TL;DR
The European Commission has proposed a tech sovereignty package that restricts US cloud providers from processing sensitive government data and launches Chips Act 2.0 to build advanced semiconductor capacity in Europe. The Cloud and AI Development Act creates four sovereignty tiers for public-sector cloud use.
When the Trump administration sanctioned the International Criminal Court’s top prosecutor earlier this year, Microsoft cancelled his email account. The incident was brief and bureaucratic. It was also, for European policymakers, clarifying. If a single American company could cut off a senior international official’s communications at the stroke of a pen, what else could be switched off?
On Wednesday, the European Commission answered that question with legislation. Its tech sovereignty package, the most comprehensive attempt yet to reduce the bloc’s dependence on foreign technology, targets cloud computing, artificial intelligence, semiconductors, and open-source software in a single coordinated push.
“We want to be sure nobody has a kill switch,” Commission Executive Vice-President Henna Virkkunen told CNBC.
The cloud crackdown #
The centrepiece is the Cloud and AI Development Act, or CADA, which creates an EU-wide framework defining four tiers of cloud “sovereignty.” Public authorities will be required to assess how much of their infrastructure depends on non-EU firms and match their workloads to the appropriate tier.
The practical effect is significant. At the highest levels, providers must demonstrate ownership and control from within the EU, employ EU-national personnel, and prove independence from third-country legal jurisdictions. That last requirement is a direct shot at the US Cloud Act, which allows American law enforcement to request user data from US companies regardless of where it is stored. Meeting these criteria would be difficult, if not impossible, for Amazon Web Services, Microsoft Azure, and Google Cloud as they are currently structured.
The restrictions apply to sensitive public-sector workloads in healthcare, finance, and judicial systems. Private-sector cloud use is not affected.
Chips Act 2.0 #
The package also includes a successor to the EU’s original Chips Act, which entered into force in 2023. Chips Act 2.0 shifts emphasis from simply building fabrication plants to stimulating demand for European-made semiconductors and securing the design capabilities that currently sit almost entirely outside Europe.
The Commission said it would “prioritise” building a foundry for advanced semiconductor manufacturing within the bloc. Reports indicate a €30 billion facility capable of producing chips at the cutting-edge 3nm node is under discussion, with funding split between the Commission, member states, and private enterprises.
The revised strategy targets €120 billion in total investment by 2035. Whether that figure is achievable depends on political will that has historically wavered when it comes to the sustained, decade-long commitments semiconductor manufacturing demands.
Tripling data centre capacity #
CADA also sets an infrastructure target: tripling the EU’s data centre capacity within five to seven years, with the goal of fully meeting the needs of European businesses and public administrations by 2035. The Commission estimates this will require approximately €200 billion in mostly private investment.

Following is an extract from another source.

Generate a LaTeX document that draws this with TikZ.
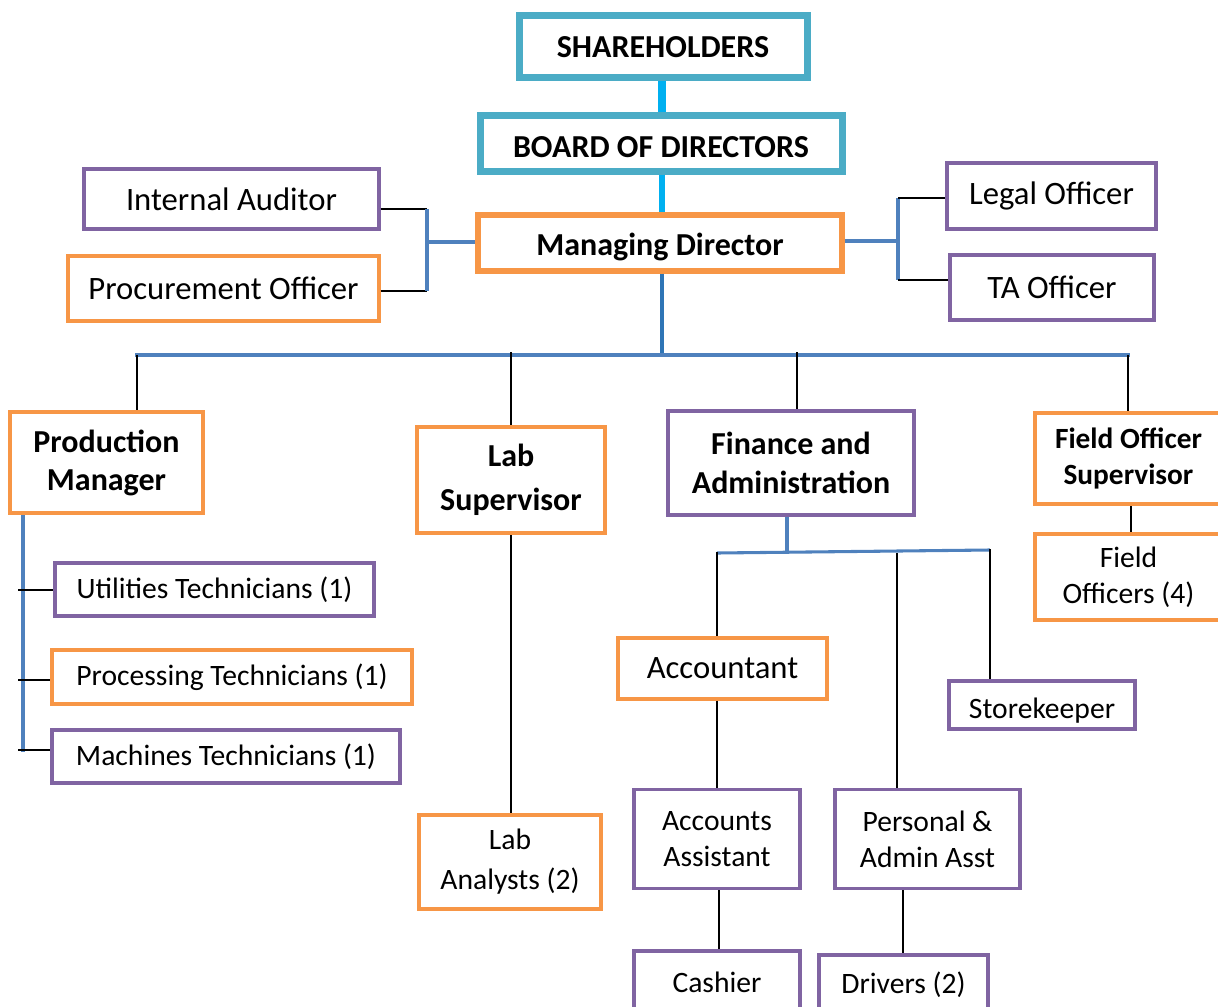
\documentclass[tikz,border=0pt]{standalone}
\usepackage{fontspec}
\setmainfont{Carlito}
\usetikzlibrary{calc}
\definecolor{cteal}{HTML}{4BACC6}
\definecolor{ccyan}{HTML}{00B0F0}
\definecolor{corange}{HTML}{F79646}
\definecolor{cpurple}{HTML}{8064A2}
\definecolor{cblue}{HTML}{4F81BD}
\definecolor{cdblue}{HTML}{2E75B6}
\newcommand{\shiftdown}[2]{\raisebox{-#1}[\height][\depth]{#2}}
\begin{document}
\begin{tikzpicture}[x=0.75pt,y=-0.75pt,
  box/.style={draw, rectangle, align=center, inner sep=0pt, text=black},
  wh/.style 2 args={minimum width=#1*0.75pt, minimum height=#2*0.75pt},
  big/.style={font=\fontsize{24.5}{29}\selectfont},
  reg/.style={font=\fontsize{22.2}{27}\selectfont},
  bld/.style={font=\fontsize{24}{29}\selectfont\bfseries},
  tealbox/.style={box, draw=cteal, line width=5.25pt, bld},
  orbox/.style={box, draw=corange, line width=2.6pt},
  pubox/.style={box, draw=cpurple, line width=2.4pt},
  blk/.style={draw=black, line width=1.9pt},
  bll/.style={draw=cblue, line width=2.3pt},
  cyl/.style={draw=ccyan},
]
\useasboundingbox (0,0) rectangle (1218,1007);

% nodes
\node[tealbox, wh={288}{62}] (sh) at (663,46) {\shiftdown{1pt}{SHAREHOLDERS}};
\node[tealbox, wh={362}{56}] (bod) at (661,143) {\shiftdown{3pt}{BOARD OF DIRECTORS}};
\node[orbox, line width=3.9pt, bld, wh={364}{56}] (md) at (660,243) {\shiftdown{3pt}{Managing Director}};

\node[pubox, big, wh={295}{60}] (ia) at (231.5,199) {Internal Auditor};
\node[orbox, big, wh={311}{65}] (po) at (223.5,288.5) {Procurement Officer};
\node[pubox, big, wh={209}{66}] (lo) at (1051.5,196) {Legal Officer};
\node[pubox, big, wh={204}{65}] (ta) at (1052,287.5) {TA Officer};

\node[orbox, line width=3pt, font=\fontsize{24}{28.5}\selectfont\bfseries, wh={193}{101}] (pm) at (106.5,462.5) {Production\\Manager};
\node[orbox, line width=3pt, font=\fontsize{24}{33}\selectfont\bfseries, wh={188}{106}] (ls) at (511,480) {Lab\\Supervisor};
\node[pubox, line width=3pt, font=\fontsize{24}{29.25}\selectfont\bfseries, wh={246}{104}] (fa) at (791,463) {Finance and\\Administration};
\node[orbox, line width=3pt, font=\fontsize{22}{27}\selectfont\bfseries, wh={187}{91}] (fos) at (1128.5,458.5) {Field Officer\\Supervisor};
\node[orbox, line width=3pt, reg, wh={187}{86}] (fo) at (1128.5,577) {Field\\Officers (4)};

\node[pubox, reg, wh={319}{53}] (ut) at (214.5,589.5) {Utilities Technicians (1)};
\node[orbox, reg, wh={360}{54}] (pt) at (232,677) {Processing Technicians (1)};
\node[pubox, reg, wh={348}{53}] (mt) at (226,756.5) {Machines Technicians (1)};

\node[orbox, font=\fontsize{22.2}{30}\selectfont, wh={182}{94}] (la) at (510,862) {Lab\\Analysts (2)};
\node[orbox, big, wh={209}{61}] (acc) at (722.5,668.5) {Accountant};
\node[pubox, reg, wh={186}{48}] (sk) at (1042,705) {\shiftdown{4pt}{Storekeeper}};
\node[pubox, reg, wh={166}{99}] (aa) at (717,839) {Accounts\\Assistant};
\node[pubox, reg, wh={185}{99}] (pa) at (927.5,839) {Personal \&\\Admin Asst};
\node[pubox, reg, wh={166}{62}] (ca) at (717,982) {Cashier};
\node[pubox, reg, wh={169}{60}] (dr) at (903.5,985) {Drivers (2)};

% top connectors
\draw[cyl, line width=6pt] (sh.south -| 662,0) -- (bod.north -| 662,0);
\draw[cyl, line width=4.5pt] (bod.south -| 662,0) -- (md.north -| 662,0);

% left staff group
\coordinate (jl) at (427,242);
\draw[blk] (ia.east |- 0,209) -- (jl |- 0,209);
\draw[blk] (po.east |- 0,291) -- (jl |- 0,291);
\draw[bll] (jl |- 0,209) -- (jl |- 0,291);
\draw[bll] (jl) -- (md.west |- jl);

% right staff group
\coordinate (jr) at (898,241);
\draw[bll] (md.east |- jr) -- (jr);
\draw[bll] (jr |- 0,198) -- (jr |- 0,280);
\draw[blk] (jr |- 0,198) -- (lo.west |- 0,198);
\draw[blk] (jr |- 0,280) -- (ta.west |- 0,280);

% main bus
\coordinate (busL) at (135,355);
\coordinate (busR) at (1130,355);
\draw[draw=cdblue, line width=2.6pt] (md.south -| 662,0) -- (662,355);
\draw[bll] (busL) -- (busR);
\draw[blk] (137,355) -- (pm.north -| 137,0);
\draw[blk] (511,352) -- (ls.north);
\draw[blk] (797,352) -- (fa.north -| 797,0);
\draw[blk] (1128,355) -- (fos.north -| 1128,0);
\draw[blk] (fos.south -| 1131,0) -- (fo.north -| 1131,0);

% production children
\draw[bll] (pm.south -| 23,0) -- (23,752);
\draw[blk] (18,590) -- (ut.west |- 0,590);
\draw[blk] (18,680) -- (pt.west |- 0,680);
\draw[blk] (18,750) -- (mt.west |- 0,750);

% lab
\draw[blk] (ls.south) -- (ls.south |- la.north);

% finance children
\draw[bll] (fa.south -| 787,0) -- (787,552);
\draw[bll] (717,553) -- (990,550);
\draw[blk] (717,552) -- (acc.north -| 717,0);
\draw[blk] (897,553) -- (pa.north -| 897,0);
\draw[blk] (990,549) -- (sk.north -| 990,0);
\draw[blk] (acc.south -| 717,0) -- (aa.north -| 717,0);
\draw[blk] (aa.south -| 719,0) -- (ca.north -| 719,0);
\draw[blk] (pa.south -| 903,0) -- (dr.north -| 903,0);
\end{tikzpicture}
\end{document}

To accelerate deployment, the Act will streamline permitting processes and identify suitable sites for new facilities. The ambition is to ensure that European organisations can run AI workloads on European infrastructure, rather than routing them through US hyperscaler data centres governed by US law.
The question is whether GPU-as-a-service arrangements and other intermediary structures will count as genuinely sovereign, or whether the Commission will require end-to-end European control of the hardware stack.
The gap between ambition and execution #
Europe has announced digital sovereignty initiatives before. The original Chips Act promised €43 billion to double the EU’s global semiconductor market share to 20% by 2030, a target that most analysts now consider unattainable. The €180 million sovereign cloud contract awarded earlier this year was a fraction of what US hyperscalers spend in a single quarter.
What makes this package different is its regulatory teeth. CADA does not merely encourage European alternatives. It restricts the use of non-EU providers for specific categories of government data, creating a compliance obligation that cannot be met by simply hosting American cloud services on European soil. The sovereignty tiers require structural independence, not just data residency.
The geopolitical logic is clear enough. As the Commission’s own framing puts it: “As geopolitical fragmentation deepens and supply chains are increasingly weaponised, technological dependencies are becoming strategic liabilities.” Whether Europe can build the industrial capacity to match that language is the question it has been asking itself for a decade. This time, at least, it has given itself a legal framework to try.